Review Summary: The end is nigh.3 of 3 thought this review was well written
Demonoid is a Swedish death metal band with thrash and black metal influences, formed in 2000. During the recording of this album, the line-up consisted of: Christofer Johnsson on vocals (founder of Therion), Richard Evensand on drums, Kristian and Johan Niemann playing guitar and bass, respectively (the three also contributed to various Therion albums in the past).
“Riders of the Apocalypse” is a concept album that presents the downfall of mankind caused by their atrocities, punishments of the Gods and the Four Horsemen’s arrival at the end of the world. While themes of hate, violence and death are typical for the genre, the songs manage to create an ominous atmosphere that induces the feelings of desperation and hopelessness dominating the story.
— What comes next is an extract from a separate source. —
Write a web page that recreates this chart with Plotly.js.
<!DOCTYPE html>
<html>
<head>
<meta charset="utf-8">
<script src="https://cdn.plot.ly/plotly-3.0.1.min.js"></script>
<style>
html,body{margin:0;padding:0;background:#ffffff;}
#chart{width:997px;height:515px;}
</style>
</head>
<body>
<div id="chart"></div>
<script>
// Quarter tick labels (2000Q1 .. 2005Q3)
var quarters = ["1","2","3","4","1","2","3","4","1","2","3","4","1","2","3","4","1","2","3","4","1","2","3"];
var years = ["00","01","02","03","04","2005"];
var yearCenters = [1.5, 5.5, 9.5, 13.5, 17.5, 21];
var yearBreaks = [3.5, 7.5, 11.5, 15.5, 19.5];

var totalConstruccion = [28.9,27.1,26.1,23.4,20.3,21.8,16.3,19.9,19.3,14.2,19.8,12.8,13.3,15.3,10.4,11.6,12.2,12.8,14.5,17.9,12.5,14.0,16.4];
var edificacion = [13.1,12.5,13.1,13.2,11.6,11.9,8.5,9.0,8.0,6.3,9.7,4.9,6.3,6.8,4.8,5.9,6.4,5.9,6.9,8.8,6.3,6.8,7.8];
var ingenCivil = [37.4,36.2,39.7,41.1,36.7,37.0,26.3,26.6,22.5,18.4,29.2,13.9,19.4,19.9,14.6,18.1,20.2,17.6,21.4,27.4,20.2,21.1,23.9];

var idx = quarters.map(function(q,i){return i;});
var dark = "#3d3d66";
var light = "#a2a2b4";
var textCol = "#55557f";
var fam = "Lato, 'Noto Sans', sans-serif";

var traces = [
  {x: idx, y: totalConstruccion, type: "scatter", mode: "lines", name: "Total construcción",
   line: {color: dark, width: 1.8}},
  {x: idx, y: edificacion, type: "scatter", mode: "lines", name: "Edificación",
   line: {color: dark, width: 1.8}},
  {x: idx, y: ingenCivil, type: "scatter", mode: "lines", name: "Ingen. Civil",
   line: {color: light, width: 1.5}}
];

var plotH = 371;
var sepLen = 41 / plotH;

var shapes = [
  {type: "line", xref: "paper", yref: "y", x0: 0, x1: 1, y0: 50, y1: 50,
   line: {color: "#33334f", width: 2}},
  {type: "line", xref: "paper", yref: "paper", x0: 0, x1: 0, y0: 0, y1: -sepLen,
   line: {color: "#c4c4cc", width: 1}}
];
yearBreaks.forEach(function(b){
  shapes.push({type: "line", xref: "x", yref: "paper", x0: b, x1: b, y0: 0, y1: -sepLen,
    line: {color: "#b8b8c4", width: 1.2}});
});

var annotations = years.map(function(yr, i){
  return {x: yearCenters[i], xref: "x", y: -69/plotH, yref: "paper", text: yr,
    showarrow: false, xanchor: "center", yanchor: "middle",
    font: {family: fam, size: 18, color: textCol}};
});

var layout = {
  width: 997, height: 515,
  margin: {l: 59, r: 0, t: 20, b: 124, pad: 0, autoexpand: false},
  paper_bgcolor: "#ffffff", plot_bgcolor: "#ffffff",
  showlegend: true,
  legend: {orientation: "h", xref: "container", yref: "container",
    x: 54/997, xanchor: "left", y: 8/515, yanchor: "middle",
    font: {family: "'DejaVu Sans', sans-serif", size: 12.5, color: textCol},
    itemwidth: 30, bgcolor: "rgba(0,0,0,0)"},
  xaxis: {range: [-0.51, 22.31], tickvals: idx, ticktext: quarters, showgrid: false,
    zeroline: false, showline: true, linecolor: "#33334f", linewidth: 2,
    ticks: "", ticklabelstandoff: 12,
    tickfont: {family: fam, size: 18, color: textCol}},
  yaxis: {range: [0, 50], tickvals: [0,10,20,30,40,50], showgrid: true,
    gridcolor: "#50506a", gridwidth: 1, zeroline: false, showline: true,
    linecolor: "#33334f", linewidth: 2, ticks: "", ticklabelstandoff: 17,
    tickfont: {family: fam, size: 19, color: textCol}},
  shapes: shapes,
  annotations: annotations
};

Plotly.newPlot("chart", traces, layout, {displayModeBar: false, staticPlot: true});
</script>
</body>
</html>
The opener, “Wargods”, sends the listener straight into the impending doom, beginning with relentless drumming, blistering guitar riffs and menacing growls. Later on it shows Kristian’s capability to add melody and impressive solos and the black metal influence through Christofer’s shrieks near the end. The next three tracks describe war and memorable events from the Middle Ages using different musical approaches, with the fastest track, “Firestorms”, the more melodic “Witchburners” and slowest song, “14th Century Plague”. “Hunger My Consort” picks the tempo up, until it breaks into a bluesy solo during the middle, before bursting again into thrashy riffs backed by the repeated word, “Die!”.
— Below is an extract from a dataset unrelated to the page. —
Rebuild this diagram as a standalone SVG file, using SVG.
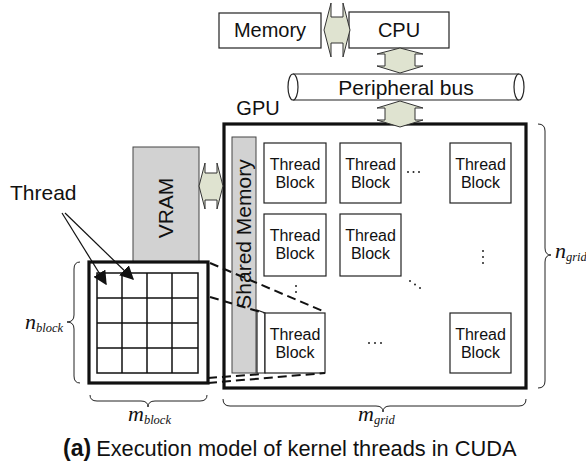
<svg xmlns="http://www.w3.org/2000/svg" width="586" height="466" viewBox="0 0 586 466">
<defs>
<style>
.box{fill:#fff;stroke:#222;stroke-width:1.2}
.gray{fill:#d2d2d2;stroke:#444;stroke-width:1}
.arr{fill:#dfe3d0;stroke:#333;stroke-width:1}
.t{font-family:"Liberation Sans",Arial,sans-serif;fill:#111;text-anchor:middle}
.tb{font-size:16px}
.m{font-family:"Liberation Serif","Times New Roman",serif;font-style:italic;fill:#111}
.br{fill:none;stroke:#222;stroke-width:1}
.dash{fill:none;stroke:#111;stroke-width:2;stroke-dasharray:9 5}
.grid{fill:none;stroke:#111;stroke-width:1.5}
.dot{fill:#222}
</style>
<marker id="ah" viewBox="0 0 10 10" refX="9" refY="5" markerWidth="14" markerHeight="14" markerUnits="userSpaceOnUse" orient="auto"><path d="M0,0 L10,5 L0,10 Z" fill="#111"/></marker>
</defs>
<rect width="586" height="466" fill="#fff"/>

<g id="memory"><rect class="box" x="219" y="13" width="102" height="35"/><text class="t" x="270" y="37" font-size="20">Memory</text></g>
<g id="cpu"><rect class="box" x="349" y="12" width="100" height="36"/><text class="t" x="399" y="37" font-size="20">CPU</text></g>
<g id="bus">
<path class="box" d="M293,74 L519,74 M293,100 L519,100"/>
<ellipse class="box" cx="293" cy="87" rx="5" ry="13"/>
<ellipse class="box" cx="519" cy="87" rx="5" ry="13"/>
<text class="t" x="406" y="95" font-size="21">Peripheral bus</text>
</g>
<g id="gpu">
<text class="t" x="258" y="115" font-size="20">GPU</text>
<rect x="224" y="124" width="302" height="264" fill="#fff" stroke="#111" stroke-width="3.2"/>
</g>
<g id="shared-memory"><rect class="gray" x="232" y="137" width="24" height="236"/><text class="t" x="251" y="234" font-size="21" transform="rotate(-90 251 234)">Shared Memory</text></g>
<g id="vram"><rect class="gray" x="133" y="147" width="66" height="115"/><text class="t" x="173" y="208" font-size="21" transform="rotate(-90 173 208)">VRAM</text></g>

<g id="tb11"><rect class="box" x="264" y="143" width="62" height="60"/><text class="t tb" x="295" y="170">Thread</text><text class="t tb" x="295" y="188">Block</text></g>
<g id="tb12"><rect class="box" x="340" y="143" width="61" height="60"/><text class="t tb" x="370.5" y="170">Thread</text><text class="t tb" x="370.5" y="188">Block</text></g>
<g id="tb13"><rect class="box" x="450" y="143" width="61" height="60"/><text class="t tb" x="480.5" y="170">Thread</text><text class="t tb" x="480.5" y="188">Block</text></g>
<g id="tb21"><rect class="box" x="264" y="214" width="62" height="62"/><text class="t tb" x="295" y="241">Thread</text><text class="t tb" x="295" y="259">Block</text></g>
<g id="tb22"><rect class="box" x="340" y="214" width="61" height="62"/><text class="t tb" x="370.5" y="241">Thread</text><text class="t tb" x="370.5" y="259">Block</text></g>
<g id="tb31"><path class="box" d="M257,310 L265,313 L265,373 L257,373 Z"/><rect class="box" x="265" y="313" width="60" height="60"/><text class="t tb" x="295" y="340">Thread</text><text class="t tb" x="295" y="358">Block</text></g>
<g id="tb33"><rect class="box" x="450" y="313" width="61" height="60"/><text class="t tb" x="480.5" y="340">Thread</text><text class="t tb" x="480.5" y="358">Block</text></g>

<g id="ellipses">
<circle class="dot" cx="408" cy="172" r="1"/><circle class="dot" cx="413.5" cy="172" r="1"/><circle class="dot" cx="419" cy="172" r="1"/>
<circle class="dot" cx="483" cy="251" r="1"/><circle class="dot" cx="483" cy="257" r="1"/><circle class="dot" cx="483" cy="263" r="1"/>
<circle class="dot" cx="410" cy="281" r="1"/><circle class="dot" cx="415" cy="284.5" r="1"/><circle class="dot" cx="420" cy="288" r="1"/>
<circle class="dot" cx="296" cy="286" r="1"/><circle class="dot" cx="296" cy="292" r="1"/>
<circle class="dot" cx="369" cy="343" r="1"/><circle class="dot" cx="375" cy="343" r="1"/><circle class="dot" cx="381" cy="343" r="1"/>
</g>

<g id="block-detail">
<rect x="89" y="262" width="119" height="121" fill="#fff" stroke="#111" stroke-width="3.2"/>
<rect class="grid" x="97" y="273" width="101" height="100"/>
<path class="grid" d="M122,273 V373 M147,273 V373 M172,273 V373 M97,298 H198 M97,323 H198 M97,348 H198"/>
</g>

<g id="thread-label"><text x="10" y="200" font-family="Liberation Sans,Arial,sans-serif" font-size="21" fill="#111">Thread</text></g>

<g id="connectors">
<path class="arr" d="M324,30 L331,3 L331,17 L343,17 L343,3 L350,30 L343,57 L343,43 L331,43 L331,57 Z"/>
<path class="arr" d="M400,48 L423,54 L415,54 L415,66 L423,66 L400,73 L377,66 L385,66 L385,54 L377,54 Z"/>
<path class="arr" d="M400,101 L423,108 L415,108 L415,120 L423,120 L400,127 L377,120 L385,120 L385,108 L377,108 Z"/>
<path class="arr" d="M199,186 L205,163 L205,173 L217,173 L217,163 L223,186 L217,209 L217,200 L205,200 L205,209 Z"/>
<line x1="62" y1="213" x2="106" y2="284" stroke="#111" stroke-width="1.2" marker-end="url(#ah)"/>
<line x1="65" y1="213" x2="133" y2="279" stroke="#111" stroke-width="1.2" marker-end="url(#ah)"/>
<path class="dash" d="M210,263 L325,312"/>
<path class="dash" d="M210,297 L264,313"/>
<path class="dash" d="M208,378 L263,374"/>
<path class="dash" d="M208,383 L325,373"/>
</g>

<g id="braces">
<path class="br" d="M80,262 Q74,262 74,269 L74,315 Q74,322 67,322 Q74,322 74,329 L74,376 Q74,383 80,383"/>
<path class="br" d="M90,395 Q90,401 97,401 L141,401 Q148,401 148,407 Q148,401 155,401 L200,401 Q207,401 207,395"/>
<path class="br" d="M223,399 Q223,406 230,406 L376,406 Q383,406 383,412 Q383,406 390,406 L519,406 Q526,406 526,399"/>
<path class="br" d="M538,124 Q545,124 545,131 L545,248 Q545,255 551,255 Q545,255 545,262 L545,381 Q545,388 538,388"/>
</g>

<g id="dim-labels">
<text class="m" x="25" y="329" font-size="22">n<tspan font-size="12.5" dy="3">block</tspan></text>
<text class="m" x="128" y="421" font-size="22">m<tspan font-size="12.5" dy="3">block</tspan></text>
<text class="m" x="358" y="421" font-size="22">m<tspan font-size="12.5" dy="3">grid</tspan></text>
<text class="m" x="555" y="258" font-size="22">n<tspan font-size="12.5" dy="3">grid</tspan></text>
</g>

<g id="caption"><text x="63" y="456" font-family="Liberation Sans,Arial,sans-serif" fill="#111"><tspan font-size="23" font-weight="bold">(a)</tspan><tspan font-size="21.8" dx="5">Execution model of kernel threads in CUDA</tspan></text></g>
</svg>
The climax of the album, for both story and musicianship, is embodied in “The Evocation”, which marks the summoning of the Riders through an eerie intro, oppressive riffs, guttural and chant-like vocals, followed by a long, well executed solo and an additional female voice at the end. Influences from old-school death and thrash metal outfits are further showcased in “Arrival of the Horsemen” and “End of our Times”, tracks based around the endeavors of the Riders on Earth. The last song, clocking at a remarkable over 9 minutes mark, depicts the reign of Death, the Fourth Horseman, after the total cleansing of men. Although every member gets the chance to boast their skills, the main riff might become a bit repetitive after more listens.
All in all, the guitar work is outstanding, the drummer uses various rhythms and blast-beats effectively, the bass adds grittiness to the overall sound, but could have been more prominent. Christofer shows he is still a great death metal vocalist, even if he changed Therion’s style.
“Riders of the Apocalypse” may not be very original or innovative, but the final result is extremely satisfying. Those who prefer traditional death metal or enjoyed Therion’s debut, “Of Darkness”, should definitely check this album out.